SBF facing charges while federal investigations rock crypto – what’s next?
Sam Bankman-Fried, the former CEO of FTX crypto exchange that recently collapsed, has been arrested in the Bahamas after the US government filed a criminal indictment.
He’s being held in custody pending extradition. Federal prosecutors plan to unseal the case against him on later today. Separately, the SEC – the US financial regulator – said it will file civil charges relating to SBF’s alleged violations of securities laws.
These fresh developments come just hours after Reuters reported that the US Justice Department is divided over whether to file charges against Binance, the world’s largest cryptocurrency exchange, in a criminal investigation launched nearly two years ago.
READ MORE: FTX founder Sam Bankman-Fried arrested in the Bahamas
According to reports, some officials say there is sufficient evidence to bring charges against Binance and its executives, including the CEO Changpeng ‘CZ’ Zhao, while others want to review more evidence.
All of this is again rocking an already jittery crypto market. The prices of leading tokens have taken yet another pounding.
Like all financial markets, crypto is built on trust, as well as fundamentals, and this year’s scandals – which include accusations of insider trading, fraud and money laundering – have severely dented the former.
These latest unfavourable headlines involving FTX and Binance, and their respective leaders, are rocking the cryptoverse.
The rumour mill is currently out of control.
Among other matters up for speculation across social media: why did it take so long – almost a month – for the authorities to detain SBF after it was alleged he used $8 billion of customers’ money to prop up his trading division? Is it because he handed over a reported $72 million to powerful politicians on both sides of the aisle in Washington? Why are there reports only now about Binance when the investigations started two years ago? Is there a reason for the timing? And so it goes on…
Of course, all this serious drama creates huge uncertainty which translates into more market volatility.

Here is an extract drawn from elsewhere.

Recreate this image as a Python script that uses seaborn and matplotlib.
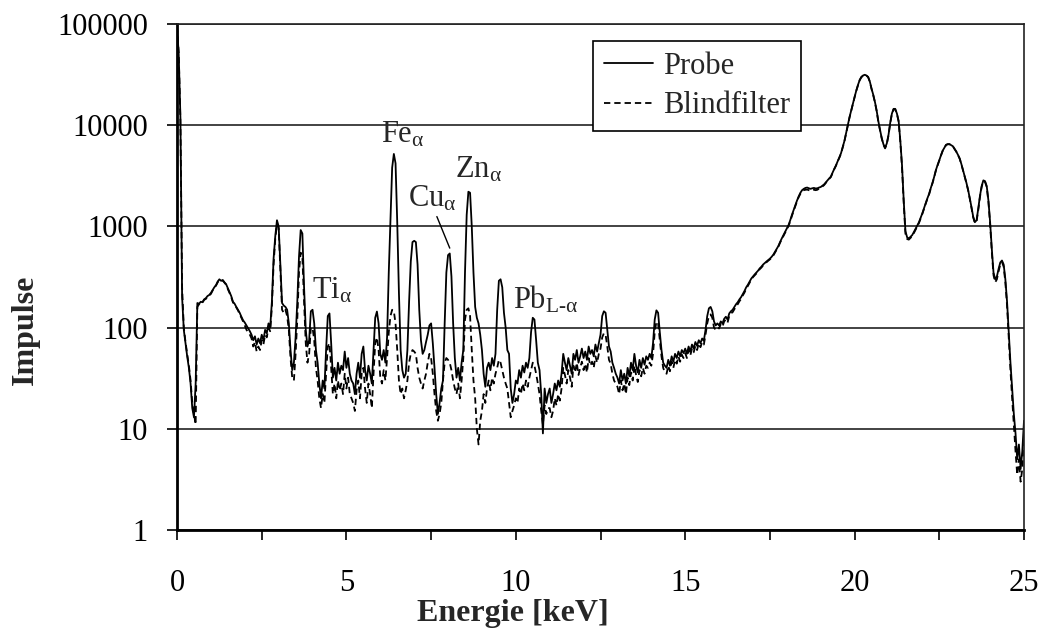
import numpy as np
import pandas as pd
import matplotlib
matplotlib.use("Agg")
import matplotlib.pyplot as plt
import seaborn as sns
from matplotlib.lines import Line2D
from matplotlib.ticker import NullLocator

# Spectrum sampled every 0.05 keV from 0 to 25 keV (one row = 1 keV)
probe_counts = [
    95000, 50000, 12000, 200, 95, 70, 52, 40, 28, 16, 13, 28, 175, 172, 180, 178, 190, 195, 205, 210,
    220, 235, 250, 262, 285, 300, 290, 295, 280, 268, 245, 225, 205, 180, 172, 160, 150, 140, 128, 118,
    112, 105, 98, 92, 85, 75, 82, 68, 78, 70, 85, 75, 95, 88, 110, 100, 180, 480, 800, 1150,
    1000, 420, 175, 165, 160, 150, 110, 60, 38, 45, 80, 180, 500, 920, 850, 250, 95, 65, 75, 145,
    150, 110, 60, 45, 28, 20, 30, 25, 60, 130, 138, 70, 32, 40, 30, 45, 35, 42, 38, 58,
    40, 50, 35, 30, 28, 22, 35, 45, 32, 55, 65, 38, 30, 42, 35, 28, 60, 125, 144, 110,
    55, 48, 60, 45, 80, 350, 1200, 3800, 5200, 4200, 1100, 220, 60, 38, 32, 35, 60, 180, 450, 700,
    720, 700, 420, 150, 75, 55, 60, 72, 85, 105, 110, 70, 40, 22, 14, 18, 25, 30, 110, 350,
    520, 540, 320, 110, 50, 32, 40, 30, 45, 60, 350, 1300, 2200, 2150, 1000, 350, 160, 125, 110, 85,
    60, 35, 26, 40, 45, 38, 50, 42, 55, 150, 290, 300, 250, 140, 100, 60, 55, 25, 18, 22,
    30, 28, 38, 32, 42, 36, 45, 40, 50, 90, 125, 120, 75, 45, 38, 22, 9, 25, 18, 22,
    25, 18, 22, 28, 24, 30, 26, 35, 55, 45, 38, 50, 42, 35, 55, 48, 60, 45, 52, 62,
    50, 58, 48, 65, 55, 60, 52, 68, 58, 70, 85, 130, 145, 140, 95, 65, 58, 45, 40, 35,
    32, 28, 38, 30, 35, 28, 40, 33, 45, 38, 55, 42, 36, 48, 40, 50, 43, 52, 48, 55,
    50, 70, 120, 148, 140, 90, 60, 45, 42, 40, 48, 42, 52, 46, 55, 50, 58, 52, 60, 56,
    62, 55, 65, 58, 68, 62, 72, 66, 75, 70, 78, 74, 95, 130, 155, 160, 145, 115, 105, 110,
    105, 115, 110, 122, 128, 120, 138, 145, 150, 160, 170, 178, 190, 200, 215, 230, 250, 265, 285, 305,
    320, 335, 350, 365, 385, 400, 420, 435, 450, 465, 480, 500, 525, 560, 600, 640, 700, 760, 820, 880,
    950, 1030, 1150, 1300, 1450, 1620, 1800, 1980, 2150, 2280, 2350, 2400, 2420, 2380, 2350, 2380, 2400, 2370, 2380, 2420,
    2450, 2520, 2600, 2720, 2850, 2980, 3100, 3400, 3700, 4000, 4400, 4800, 5300, 6100, 7000, 8400, 10000, 12000, 14000, 16500,
    19000, 22000, 25000, 28000, 30000, 31000, 31500, 31000, 30000, 27000, 23000, 20000, 17000, 14000, 11000, 9000, 7500, 6500, 6000, 6600,
    8000, 10500, 13000, 14500, 14500, 13000, 11000, 7000, 4000, 1800, 900, 780, 760, 790, 820, 880, 950, 1020, 1100, 1220,
    1350, 1520, 1700, 1900, 2100, 2400, 2700, 3100, 3600, 4050, 4500, 5050, 5600, 6000, 6400, 6500, 6500, 6350, 6200, 5850,
    5500, 5100, 4700, 4150, 3600, 3150, 2700, 2300, 1900, 1550, 1250, 1100, 1150, 1500, 2000, 2500, 2850, 2800, 2500, 1800,
    1100, 600, 350, 300, 320, 380, 440, 460, 420, 300, 180, 90, 45, 25, 14, 9, 5, 7, 4, 6,
    12,
]

blind_counts = [
    95000, 52000, 11000, 250, 100, 72, 55, 42, 30, 18, 14, 11, 160, 170, 178, 176, 188, 192, 200, 208,
    215, 232, 248, 260, 280, 295, 288, 292, 278, 265, 240, 220, 200, 178, 168, 158, 148, 135, 125, 115,
    105, 95, 90, 85, 78, 65, 72, 58, 65, 60, 75, 68, 85, 80, 100, 92, 160, 420, 750, 1050,
    950, 380, 150, 140, 150, 130, 95, 50, 32, 30, 55, 120, 350, 550, 500, 180, 70, 45, 55, 100,
    100, 75, 40, 30, 20, 16, 22, 18, 35, 65, 70, 40, 22, 28, 20, 30, 24, 28, 22, 35,
    25, 32, 22, 20, 18, 15, 24, 30, 20, 35, 40, 25, 18, 28, 22, 16, 35, 70, 80, 60,
    32, 28, 38, 30, 50, 90, 130, 150, 145, 110, 60, 30, 22, 25, 20, 24, 30, 45, 55, 60,
    58, 55, 40, 32, 28, 25, 30, 35, 45, 55, 50, 35, 22, 15, 12, 14, 18, 30, 45, 50,
    48, 45, 38, 30, 25, 22, 28, 20, 30, 50, 120, 150, 155, 130, 60, 30, 20, 10, 7, 12,
    15, 22, 18, 25, 30, 24, 32, 28, 35, 40, 48, 45, 38, 32, 28, 25, 18, 13, 15, 17,
    20, 18, 25, 22, 28, 24, 30, 26, 32, 38, 45, 42, 35, 28, 22, 15, 11, 17, 14, 16,
    16, 13, 15, 20, 17, 22, 19, 25, 40, 34, 28, 38, 32, 26, 42, 36, 45, 34, 40, 46,
    38, 44, 36, 50, 42, 46, 40, 52, 45, 55, 62, 80, 88, 85, 65, 48, 44, 35, 30, 28,
    26, 22, 30, 24, 28, 22, 32, 27, 36, 30, 42, 34, 29, 38, 33, 40, 35, 42, 40, 45,
    42, 55, 90, 115, 110, 75, 52, 40, 36, 35, 42, 37, 46, 40, 48, 44, 52, 46, 54, 50,
    56, 50, 60, 53, 62, 57, 66, 60, 70, 64, 72, 68, 85, 110, 130, 135, 125, 100, 95, 100,
    98, 108, 102, 115, 120, 112, 130, 138, 142, 152, 162, 170, 182, 192, 208, 222, 242, 258, 278, 298,
    315, 328, 342, 358, 378, 392, 412, 428, 442, 458, 472, 490, 515, 550, 590, 630, 690, 745, 805, 865,
    935, 1010, 1120, 1270, 1420, 1590, 1770, 1950, 2100, 2220, 2280, 2300, 2310, 2280, 2250, 2270, 2300, 2280, 2300, 2360,
    2400, 2480, 2560, 2690, 2820, 2950, 3080, 3380, 3680, 3980, 4380, 4780, 5250, 6050, 6950, 8300, 9900, 11900, 13900, 16400,
    18900, 21900, 24800, 27800, 29800, 30800, 31300, 30800, 29800, 26800, 22800, 19800, 16800, 13800, 10800, 8900, 7400, 6400, 5900, 6500,
    7900, 10400, 12900, 14300, 14300, 12900, 10800, 6800, 3800, 1700, 850, 750, 740, 770, 800, 860, 930, 1000, 1080, 1200,
    1330, 1500, 1680, 1880, 2080, 2380, 2680, 3080, 3580, 4020, 4480, 5020, 5580, 5980, 6380, 6480, 6480, 6330, 6180, 5830,
    5480, 5080, 4680, 4130, 3580, 3120, 2680, 2280, 1880, 1530, 1230, 1080, 1120, 1450, 1950, 2450, 2800, 2750, 2450, 1750,
    1050, 560, 330, 280, 300, 360, 420, 445, 400, 280, 165, 80, 38, 20, 11, 6, 3.5, 5, 3, 4,
    8,
]

assert len(probe_counts) == 501 and len(blind_counts) == 501
energy = np.round(np.arange(len(probe_counts)) * 0.05, 2)

series_names = ["Probe", "Blindfilter"]
y_ticks = [1, 10, 100, 1000, 10000, 100000]
y_tick_labels = ["1", "10", "100", "1000", "10000", "100000"]
x_ticks = [0, 5, 10, 15, 20, 25]
x_tick_labels = ["0", "5", "10", "15", "20", "25"]
x_minor_ticks = [2.5, 7.5, 12.5, 17.5, 22.5]

df = pd.DataFrame({
    "Energie": np.concatenate([energy, energy]),
    "Impulse": probe_counts + blind_counts,
    "Serie": [series_names[0]] * len(energy) + [series_names[1]] * len(energy),
})

sns.set_style("white")
plt.rcParams["font.family"] = ["Liberation Serif", "DejaVu Serif"]
plt.rcParams["mathtext.fontset"] = "custom"
plt.rcParams["mathtext.rm"] = "Liberation Serif"
plt.rcParams["mathtext.it"] = "Liberation Serif:italic"
plt.rcParams["mathtext.bf"] = "Liberation Serif:bold"

fig = plt.figure(figsize=(10.45, 6.35), dpi=100)
ax = fig.add_axes([0.1694, 0.1654, 0.8105, 0.7968])

dash_pat = (3.5, 2.2)
sns.lineplot(data=df, x="Energie", y="Impulse", hue="Serie", style="Serie",
             palette={"Probe": "black", "Blindfilter": "black"},
             dashes={"Probe": "", "Blindfilter": dash_pat},
             lw=1.3, ax=ax, legend=False, estimator=None, sort=False)

ax.set_yscale("log")
ax.set_ylim(1, 100000)
ax.set_xlim(0, 25)
ax.set_yticks(y_ticks)
ax.set_yticklabels(y_tick_labels)
ax.yaxis.set_minor_locator(NullLocator())
ax.set_xticks(x_ticks)
ax.set_xticklabels(x_tick_labels)
ax.set_xticks(x_minor_ticks, minor=True)
ax.set_xlabel("")
ax.set_ylabel("")

ax.tick_params(axis="both", which="both", direction="out", length=7, width=1.2,
               color="black", bottom=True, left=True, labelsize=22, labelcolor="black")
ax.tick_params(axis="x", which="both", pad=21)
ax.tick_params(axis="y", pad=14)

ax.grid(axis="y", which="major", color="#222222", lw=1.2)
ax.grid(axis="x", visible=False)
for side in ["left", "bottom"]:
    ax.spines[side].set_color("black")
    ax.spines[side].set_linewidth(2.0)
for side in ["right", "top"]:
    ax.spines[side].set_visible(True)
    ax.spines[side].set_color("#222222")
    ax.spines[side].set_linewidth(1.2)

fs = 22
ax.text(3.99, 196, "Ti$_{\\mathrm{α}}$", fontsize=fs, ha="left", va="baseline")
ax.text(6.02, 6670, "Fe$_{\\mathrm{α}}$", fontsize=fs, ha="left", va="baseline")
ax.text(6.83, 1566, "Cu$_{\\mathrm{α}}$", fontsize=fs, ha="left", va="baseline")
ax.text(8.21, 3055, "Zn$_{\\mathrm{α}}$", fontsize=fs, ha="left", va="baseline")
ax.text(9.92, 156, "Pb$_{\\mathrm{L\\text{-}α}}$", fontsize=fs, ha="left", va="baseline")
ax.annotate("", xy=(8.05, 610), xytext=(7.67, 1250),
            arrowprops=dict(arrowstyle="-", color="black", lw=1.0, shrinkA=0, shrinkB=0))

handles = [Line2D([], [], color="black", lw=1.3),
           Line2D([], [], color="black", lw=1.3, dashes=dash_pat)]
leg = ax.legend(handles, series_names, loc="upper left",
                bbox_to_anchor=(593 / 1045, 1 - 41 / 635), bbox_transform=fig.transFigure,
                frameon=True, fancybox=False, edgecolor="black", framealpha=1,
                facecolor="white", fontsize=fs, handlelength=1.6, handletextpad=0.35,
                labelspacing=0.35, borderpad=0.35, borderaxespad=0)
leg.get_frame().set_linewidth(1.2)
leg.set_zorder(10)

fig.text(25 / 1045, 1 - 330 / 635, "Impulse", rotation=90, ha="center", va="center",
         fontsize=23, fontweight="bold")
fig.text(513 / 1045, 1 - 613 / 635, "Energie [keV]", ha="center", va="center",
         fontsize=23, fontweight="bold")

fig.savefig("out.png", dpi=100)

I think we can assume that after the catalogue of bad governance and possibly illegal activity from some industry participants that have come to light in recent months, there’s now a new level of deeper scrutiny that is taking place by various authorities of the wider sector.
Whilst this will continue to trigger volatility and price dips, the scrutiny will act as a shake-out of bad actors which are, sadly, present in all markets and industries.
Ultimately, what’s happened this year, I believe, will push fit and proper industry leaders and financial watchdogs to seize this moment as a point of inflection and to work together in order to further shore up the sector and instil trust and transparency by means of sensible, workable regulation.
But while it all creates short-term turbulence, it will also help mature what is still a relatively young market and shore-it up for the long-term – which is what is needed as digital is the future and crypto is here to stay.
It’s been quite a year. But I’m confident that what’s happening now – albeit disastrous for those clients who are caught up in it – will stand the industry in better stead moving forward.